## Data shown

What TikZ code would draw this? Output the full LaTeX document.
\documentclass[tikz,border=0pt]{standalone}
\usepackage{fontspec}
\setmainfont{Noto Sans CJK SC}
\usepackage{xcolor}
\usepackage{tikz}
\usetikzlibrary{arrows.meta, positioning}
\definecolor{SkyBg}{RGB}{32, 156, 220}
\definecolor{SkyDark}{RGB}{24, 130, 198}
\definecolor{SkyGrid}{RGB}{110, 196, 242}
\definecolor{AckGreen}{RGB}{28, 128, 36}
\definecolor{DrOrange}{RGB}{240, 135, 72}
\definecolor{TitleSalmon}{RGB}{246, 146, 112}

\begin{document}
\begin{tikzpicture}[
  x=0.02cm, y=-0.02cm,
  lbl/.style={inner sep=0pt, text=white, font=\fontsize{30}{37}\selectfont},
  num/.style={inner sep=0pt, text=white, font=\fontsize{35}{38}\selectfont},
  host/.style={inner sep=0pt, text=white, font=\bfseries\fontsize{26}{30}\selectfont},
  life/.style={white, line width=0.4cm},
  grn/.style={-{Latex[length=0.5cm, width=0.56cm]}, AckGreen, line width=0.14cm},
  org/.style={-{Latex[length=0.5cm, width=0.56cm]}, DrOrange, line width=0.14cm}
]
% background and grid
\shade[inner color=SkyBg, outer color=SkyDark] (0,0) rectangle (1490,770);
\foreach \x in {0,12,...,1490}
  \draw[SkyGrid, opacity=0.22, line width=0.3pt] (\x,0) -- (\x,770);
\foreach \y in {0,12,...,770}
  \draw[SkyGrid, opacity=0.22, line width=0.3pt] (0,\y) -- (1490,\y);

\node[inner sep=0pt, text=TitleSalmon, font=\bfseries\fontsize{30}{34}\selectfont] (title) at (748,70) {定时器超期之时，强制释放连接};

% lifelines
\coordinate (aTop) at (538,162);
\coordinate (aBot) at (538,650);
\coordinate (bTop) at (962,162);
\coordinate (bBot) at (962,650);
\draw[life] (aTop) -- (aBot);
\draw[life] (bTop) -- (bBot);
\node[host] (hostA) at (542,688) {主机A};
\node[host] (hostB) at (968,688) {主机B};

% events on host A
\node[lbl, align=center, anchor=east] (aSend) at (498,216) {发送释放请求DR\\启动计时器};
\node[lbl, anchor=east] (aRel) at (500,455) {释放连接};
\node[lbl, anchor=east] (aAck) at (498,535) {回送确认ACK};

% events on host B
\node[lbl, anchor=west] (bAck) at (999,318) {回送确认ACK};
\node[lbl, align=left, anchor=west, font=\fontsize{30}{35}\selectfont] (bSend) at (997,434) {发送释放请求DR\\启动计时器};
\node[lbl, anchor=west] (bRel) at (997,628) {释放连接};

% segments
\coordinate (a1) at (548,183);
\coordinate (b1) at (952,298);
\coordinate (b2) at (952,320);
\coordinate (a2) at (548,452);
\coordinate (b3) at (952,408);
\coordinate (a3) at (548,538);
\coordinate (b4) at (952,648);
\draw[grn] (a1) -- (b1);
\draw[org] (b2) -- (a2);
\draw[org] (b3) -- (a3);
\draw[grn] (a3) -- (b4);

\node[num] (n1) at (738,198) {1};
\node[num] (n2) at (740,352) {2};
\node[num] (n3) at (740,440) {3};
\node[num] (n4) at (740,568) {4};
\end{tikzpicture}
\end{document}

* * *

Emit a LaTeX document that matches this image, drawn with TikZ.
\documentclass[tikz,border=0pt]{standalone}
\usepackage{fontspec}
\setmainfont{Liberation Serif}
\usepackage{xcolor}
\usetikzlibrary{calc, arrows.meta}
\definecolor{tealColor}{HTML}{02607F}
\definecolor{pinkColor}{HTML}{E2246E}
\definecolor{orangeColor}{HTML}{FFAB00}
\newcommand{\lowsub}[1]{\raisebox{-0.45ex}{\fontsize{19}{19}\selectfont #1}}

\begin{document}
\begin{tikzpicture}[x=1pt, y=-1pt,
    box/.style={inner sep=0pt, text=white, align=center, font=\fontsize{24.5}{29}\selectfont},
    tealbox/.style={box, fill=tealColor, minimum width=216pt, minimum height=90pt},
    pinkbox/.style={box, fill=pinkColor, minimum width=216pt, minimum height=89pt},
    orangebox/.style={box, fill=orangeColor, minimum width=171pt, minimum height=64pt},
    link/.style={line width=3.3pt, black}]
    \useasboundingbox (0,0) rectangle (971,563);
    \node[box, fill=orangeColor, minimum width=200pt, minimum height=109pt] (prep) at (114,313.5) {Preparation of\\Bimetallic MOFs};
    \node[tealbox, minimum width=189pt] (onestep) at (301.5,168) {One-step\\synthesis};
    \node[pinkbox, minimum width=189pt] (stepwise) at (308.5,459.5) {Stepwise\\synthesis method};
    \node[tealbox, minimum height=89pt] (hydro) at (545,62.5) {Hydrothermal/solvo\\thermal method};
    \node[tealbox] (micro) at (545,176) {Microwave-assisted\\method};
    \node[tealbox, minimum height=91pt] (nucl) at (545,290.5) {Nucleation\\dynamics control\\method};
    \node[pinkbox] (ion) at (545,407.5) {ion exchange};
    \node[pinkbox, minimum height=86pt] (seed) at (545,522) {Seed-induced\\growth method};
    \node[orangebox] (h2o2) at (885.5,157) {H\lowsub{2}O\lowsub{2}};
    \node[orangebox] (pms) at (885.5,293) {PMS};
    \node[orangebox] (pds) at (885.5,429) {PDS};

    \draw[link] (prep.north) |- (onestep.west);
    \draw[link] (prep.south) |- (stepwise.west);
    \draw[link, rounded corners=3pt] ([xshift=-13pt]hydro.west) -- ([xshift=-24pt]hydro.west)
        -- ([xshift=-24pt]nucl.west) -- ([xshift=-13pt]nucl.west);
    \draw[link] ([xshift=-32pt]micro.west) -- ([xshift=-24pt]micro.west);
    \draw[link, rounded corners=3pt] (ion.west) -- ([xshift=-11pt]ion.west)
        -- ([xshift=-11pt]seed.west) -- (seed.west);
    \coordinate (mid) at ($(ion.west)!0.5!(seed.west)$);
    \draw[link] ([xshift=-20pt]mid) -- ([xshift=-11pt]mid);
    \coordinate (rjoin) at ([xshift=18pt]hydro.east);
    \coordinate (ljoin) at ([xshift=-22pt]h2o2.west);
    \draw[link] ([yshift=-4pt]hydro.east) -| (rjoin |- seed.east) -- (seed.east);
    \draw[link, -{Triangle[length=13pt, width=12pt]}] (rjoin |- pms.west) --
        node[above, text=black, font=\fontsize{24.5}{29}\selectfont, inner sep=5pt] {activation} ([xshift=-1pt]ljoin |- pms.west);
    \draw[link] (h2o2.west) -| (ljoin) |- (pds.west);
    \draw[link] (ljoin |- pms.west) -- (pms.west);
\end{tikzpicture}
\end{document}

==

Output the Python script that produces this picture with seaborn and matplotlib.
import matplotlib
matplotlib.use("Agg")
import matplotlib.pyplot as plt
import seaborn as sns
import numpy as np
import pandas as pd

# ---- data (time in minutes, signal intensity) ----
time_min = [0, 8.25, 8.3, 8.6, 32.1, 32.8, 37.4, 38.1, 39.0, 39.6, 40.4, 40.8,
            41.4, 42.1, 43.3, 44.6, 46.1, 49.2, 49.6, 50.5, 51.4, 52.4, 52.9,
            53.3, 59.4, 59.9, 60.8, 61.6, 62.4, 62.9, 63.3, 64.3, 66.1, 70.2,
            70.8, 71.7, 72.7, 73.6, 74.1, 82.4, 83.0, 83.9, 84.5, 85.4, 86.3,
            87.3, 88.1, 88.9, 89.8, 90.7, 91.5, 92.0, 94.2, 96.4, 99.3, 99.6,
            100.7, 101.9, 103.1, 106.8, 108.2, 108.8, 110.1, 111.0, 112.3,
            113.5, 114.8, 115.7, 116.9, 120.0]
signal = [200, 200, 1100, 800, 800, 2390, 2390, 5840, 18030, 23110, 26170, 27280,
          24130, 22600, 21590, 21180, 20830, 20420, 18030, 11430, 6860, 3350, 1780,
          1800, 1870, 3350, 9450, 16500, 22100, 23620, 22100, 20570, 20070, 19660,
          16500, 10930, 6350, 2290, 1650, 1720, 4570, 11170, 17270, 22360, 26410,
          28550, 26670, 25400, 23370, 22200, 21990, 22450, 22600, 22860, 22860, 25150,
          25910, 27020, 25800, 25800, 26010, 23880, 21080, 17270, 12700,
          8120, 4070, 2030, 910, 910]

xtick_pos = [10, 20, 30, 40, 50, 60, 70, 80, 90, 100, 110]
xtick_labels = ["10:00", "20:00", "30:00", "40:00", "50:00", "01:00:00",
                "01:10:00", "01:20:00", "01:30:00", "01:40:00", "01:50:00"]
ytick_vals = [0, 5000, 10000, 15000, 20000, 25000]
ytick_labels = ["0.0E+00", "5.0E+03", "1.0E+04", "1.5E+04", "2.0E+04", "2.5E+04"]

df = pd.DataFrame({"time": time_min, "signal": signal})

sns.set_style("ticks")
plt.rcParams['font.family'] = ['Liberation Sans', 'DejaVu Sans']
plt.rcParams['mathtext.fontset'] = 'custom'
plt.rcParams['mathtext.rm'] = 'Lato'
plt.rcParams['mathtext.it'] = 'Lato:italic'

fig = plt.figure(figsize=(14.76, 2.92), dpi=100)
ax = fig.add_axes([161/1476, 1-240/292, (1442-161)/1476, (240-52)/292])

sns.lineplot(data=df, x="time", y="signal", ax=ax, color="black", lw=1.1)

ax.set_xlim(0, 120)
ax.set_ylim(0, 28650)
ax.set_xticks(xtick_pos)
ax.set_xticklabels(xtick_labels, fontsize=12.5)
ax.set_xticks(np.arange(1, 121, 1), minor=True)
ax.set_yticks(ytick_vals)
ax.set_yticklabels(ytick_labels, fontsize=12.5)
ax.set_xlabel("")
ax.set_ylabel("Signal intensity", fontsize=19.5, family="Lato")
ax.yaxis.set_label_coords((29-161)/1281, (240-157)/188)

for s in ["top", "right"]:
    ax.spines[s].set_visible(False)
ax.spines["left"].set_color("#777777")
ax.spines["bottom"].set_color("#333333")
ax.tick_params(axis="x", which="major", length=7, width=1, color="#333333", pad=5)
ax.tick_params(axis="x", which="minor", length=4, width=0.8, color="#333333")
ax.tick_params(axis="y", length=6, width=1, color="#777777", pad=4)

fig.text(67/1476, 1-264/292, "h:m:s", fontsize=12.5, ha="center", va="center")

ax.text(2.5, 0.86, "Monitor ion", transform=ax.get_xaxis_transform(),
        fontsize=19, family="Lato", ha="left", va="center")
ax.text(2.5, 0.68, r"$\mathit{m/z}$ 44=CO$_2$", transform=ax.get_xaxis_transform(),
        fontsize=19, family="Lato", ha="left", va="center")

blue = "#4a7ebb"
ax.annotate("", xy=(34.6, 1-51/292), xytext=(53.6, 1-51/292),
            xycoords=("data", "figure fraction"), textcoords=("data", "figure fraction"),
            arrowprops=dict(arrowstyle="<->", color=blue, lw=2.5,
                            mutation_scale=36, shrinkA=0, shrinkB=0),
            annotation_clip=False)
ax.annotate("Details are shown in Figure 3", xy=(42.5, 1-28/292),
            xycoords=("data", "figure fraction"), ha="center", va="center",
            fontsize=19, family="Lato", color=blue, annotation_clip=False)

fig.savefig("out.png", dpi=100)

## What you will do
Your task is to give again the lines from the one containing "Output the Python" to the one containing "import pandas as pd", both lines included, exactly and without anything added.

## Reply to the task
Output the Python script that produces this picture with seaborn and matplotlib.
import matplotlib
matplotlib.use("Agg")
import matplotlib.pyplot as plt
import seaborn as sns
import numpy as np
import pandas as pd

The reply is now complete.